Yıl 2000’ler - Kitapsız Müslümanlar
Demek ki Allah gerçekten de ilmi çalışana veriyormuş. Demek ki Allah Kur’an’da okumayı, yazmayı emrederken bunun gerçekten de medeniyetin gelişmesinin tek yolu olduğu, dünyevi üstünlüğün bu yolla kazanılabileceği için emrediyormuş. Demek ki asıl İslam gerçekten de şeyhler ve müritler dini, “Bir lokma, bir hırka” felsefesi değilmiş. Demek ki toplumların dini değil, onların kendilerini geliştirmesi, bilime önem vermesi gelişmelerini sağlıyormuş. Azmeden hangi dinden olursa olsun, ilime yöneldiğinde Allah ona yol açıyormuş. Hani her şeyin sorumlusu olarak Batı’yı görüyoruz, onları kötülüyor, lanetliyoruz ya, belki de başımıza gelenlerin sorumlusu aslında bizmişiz.
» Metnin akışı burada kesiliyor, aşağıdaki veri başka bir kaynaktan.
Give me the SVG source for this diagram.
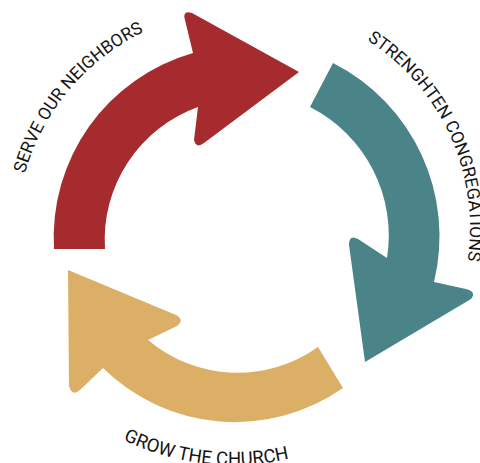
<svg xmlns="http://www.w3.org/2000/svg" width="480" height="463" viewBox="0 0 480 463">
<style>
.lbl{font-family:Roboto,"Liberation Sans",sans-serif;font-size:17.5px;fill:#151515}
.big{font-size:18.5px}
</style>
<defs>
<path id="pServe" d="M 29.7 313.6 A 227 227 0 0 1 282.4 12.4"/>
<path id="pStr" d="M 268.4 6 A 223 223 0 0 1 428.5 357.5"/>
<path id="pGrow" d="M 1.9 313.5 A 252 252 0 0 0 435.6 362.9"/>
</defs>
<rect width="480" height="463" fill="#ffffff"/>
<g id="connectors">
<g id="serve-arrow">
<path fill="#a52b2e" d="M 54 249 A 192 192 0 0 1 193 53 L 185 20 Q 182 10 192 13 L 299 72 L 204 143 Q 196 149 194 140 L 198 107 A 141 141 0 0 0 105 249 Z"/>
</g>
<g id="strengthen-arrow">
<path fill="#4a8489" d="M 333 63 A 194 194 0 0 1 434 282 L 466 289 Q 477 292 471 299 L 365 362 L 349 245 Q 349 234 358 239 L 387 258 A 144 144 0 0 0 310 107 Z"/>
</g>
<g id="grow-arrow">
<path fill="#dbaf66" d="M 343 388 A 188 188 0 0 1 103 368 L 80 390 Q 72 397 69 386 L 68 270 L 176 315 Q 185 320 177 326 L 148 340 A 138.5 138.5 0 0 0 318 347 Z"/>
</g>
</g>
<g id="node-serve">
<text class="lbl"><textPath href="#pServe" startOffset="50%" text-anchor="middle">SERVE OUR NEIGHBORS</textPath></text>
</g>
<g id="node-strengthen">
<text class="lbl"><textPath href="#pStr" startOffset="50%" text-anchor="middle">STRENGHTEN CONGREGATIONS</textPath></text>
</g>
<g id="node-grow">
<text class="lbl big"><textPath href="#pGrow" startOffset="50%" text-anchor="middle">GROW THE CHURCH</textPath></text>
</g>
</svg>
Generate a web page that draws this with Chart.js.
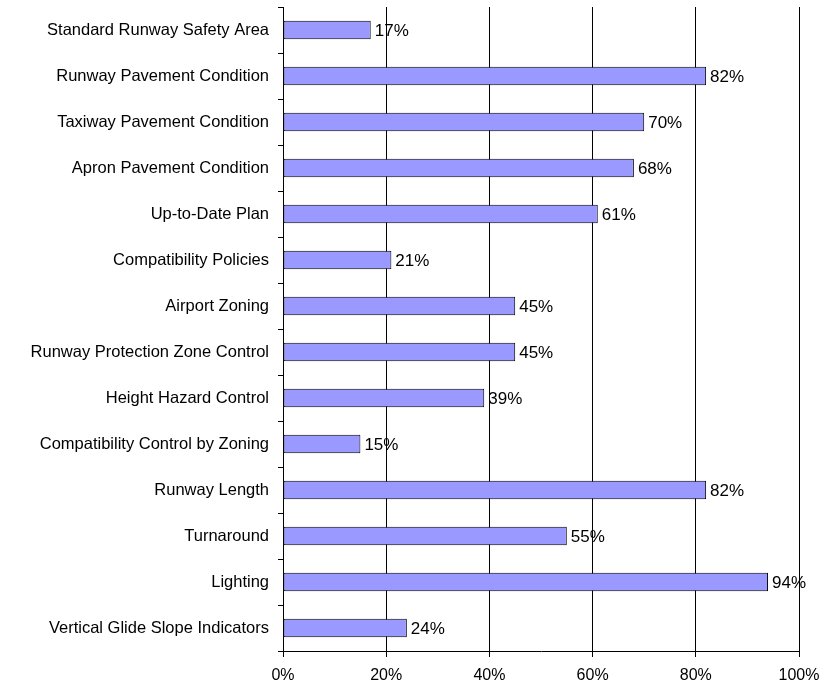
<!DOCTYPE html>
<html lang="en">
<head>
    <meta charset="UTF-8">
    <title>Airport Standards</title>
    <script src="https://cdn.jsdelivr.net/npm/chart.js"></script>
    <style>
        html, body { margin: 0; padding: 0; background: #fff; }
        #wrap { width: 824px; height: 690px; }
    </style>
</head>
<body>
    <div id="wrap"><canvas id="grafico"></canvas></div>

    <script>
        // categories top to bottom
        const categorias = [
            'Standard Runway Safety Area',
            'Runway Pavement Condition',
            'Taxiway Pavement Condition',
            'Apron Pavement Condition',
            'Up-to-Date Plan',
            'Compatibility Policies',
            'Airport Zoning',
            'Runway Protection Zone Control',
            'Height Hazard Control',
            'Compatibility Control by Zoning',
            'Runway Length',
            'Turnaround',
            'Lighting',
            'Vertical Glide Slope Indicators'
        ];
        const percentuais = [17, 82, 70, 68, 61, 21, 45, 45, 39, 15, 82, 55, 94, 24];
        const ticksX = [0, 20, 40, 60, 80, 100];

        // value labels at the end of each bar
        const rotulos = {
            id: 'rotulos',
            afterDatasetsDraw(chart) {
                const ctx = chart.ctx;
                const meta = chart.getDatasetMeta(0);
                ctx.save();
                ctx.font = '17px "Liberation Sans", Arial, sans-serif';
                ctx.fillStyle = '#000';
                ctx.textAlign = 'left';
                ctx.textBaseline = 'middle';
                meta.data.forEach((bar, i) => {
                    ctx.fillText(percentuais[i] + '%', bar.x + 4, bar.y + 1);
                });
                ctx.restore();
            }
        };

        Chart.defaults.font.family = '"Liberation Sans", Arial, sans-serif';
        Chart.defaults.font.size = 16;
        Chart.defaults.color = '#000';

        new Chart(document.getElementById('grafico'), {
            type: 'bar',
            data: {
                labels: categorias,
                datasets: [{
                    data: percentuais,
                    backgroundColor: '#9999ff',
                    borderColor: '#000',
                    borderWidth: 1,
                    borderSkipped: false,
                    categoryPercentage: 1,
                    barPercentage: 0.4
                }]
            },
            options: {
                indexAxis: 'y',
                responsive: true,
                maintainAspectRatio: false,
                animation: false,
                layout: { padding: { top: 7, right: 25, left: 0, bottom: 0 } },
                plugins: {
                    legend: { display: false },
                    tooltip: { enabled: false }
                },
                scales: {
                    x: {
                        min: 0,
                        max: 100,
                        afterBuildTicks: axis => { axis.ticks = ticksX.map(v => ({ value: v })); },
                        afterFit: axis => {
                            axis.height = 39;
                            axis.paddingLeft = 0;
                            axis.paddingRight = 0;
                        },
                        ticks: { callback: v => v + '%', padding: 9, font: { size: 16 } },
                        grid: { color: '#000', lineWidth: 1, tickLength: 6 },
                        border: { color: '#000' }
                    },
                    y: {
                        afterFit: axis => {
                            axis.width = 283;
                            axis.paddingTop = 0;
                            axis.paddingBottom = 0;
                        },
                        ticks: { padding: 9, font: { size: 16.5 } },
                        grid: { offset: true, drawOnChartArea: false, color: '#000', tickLength: 5 },
                        border: { color: '#000' }
                    }
                }
            },
            plugins: [rotulos]
        });
    </script>
</body>
</html>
O halde günümüzde dahi Afganistan, Irak, Suriye, Libya, Yemen gibi ülkelerde bombalanan, öldürülen Müslümanların asıl katili bizleriz. Evet, katil olan, onların öldürülmesine sebep veren, güçsüz düşen ve güçsüzlüğüyle ezilmeye, öldürülmeye mahkum olan suçlularız biz. Güçlü olanı, birlik olanı, ilimle, bilimle, teknolojiyle ilerleyeni kimse ezemez. O zaman yaşadığımız bütün bunların sorumlusu Batı değil, biziz. Öldürülen o masum çocukların kanını ellerimizde taşıyoruz. Çünkü bizler atalarımızın yolundan gitmedik, gezegenler arası mesafeleri hesaplayan, bin yıl önce ameliyatlar yapan, dünya haritasını şu anki uydu görüntülerine en benzer şekilde çizen bir medeniyetken, okumaktan dahi yoksun olan insanlar topluluğuna dönüştük. Kitaplarımızı satıp, AK47’ler aldık, Müslüman kanı akıttık. Kitapsız kaldık. Ne okuduk ne okuttuk. O yüzden sadece Müslüman değiliz biz, ilimsiz Müslümanlarız, bilimsiz Müslümanlarız. Biz… KİTAPSIZ MÜSLÜMANLARIZ!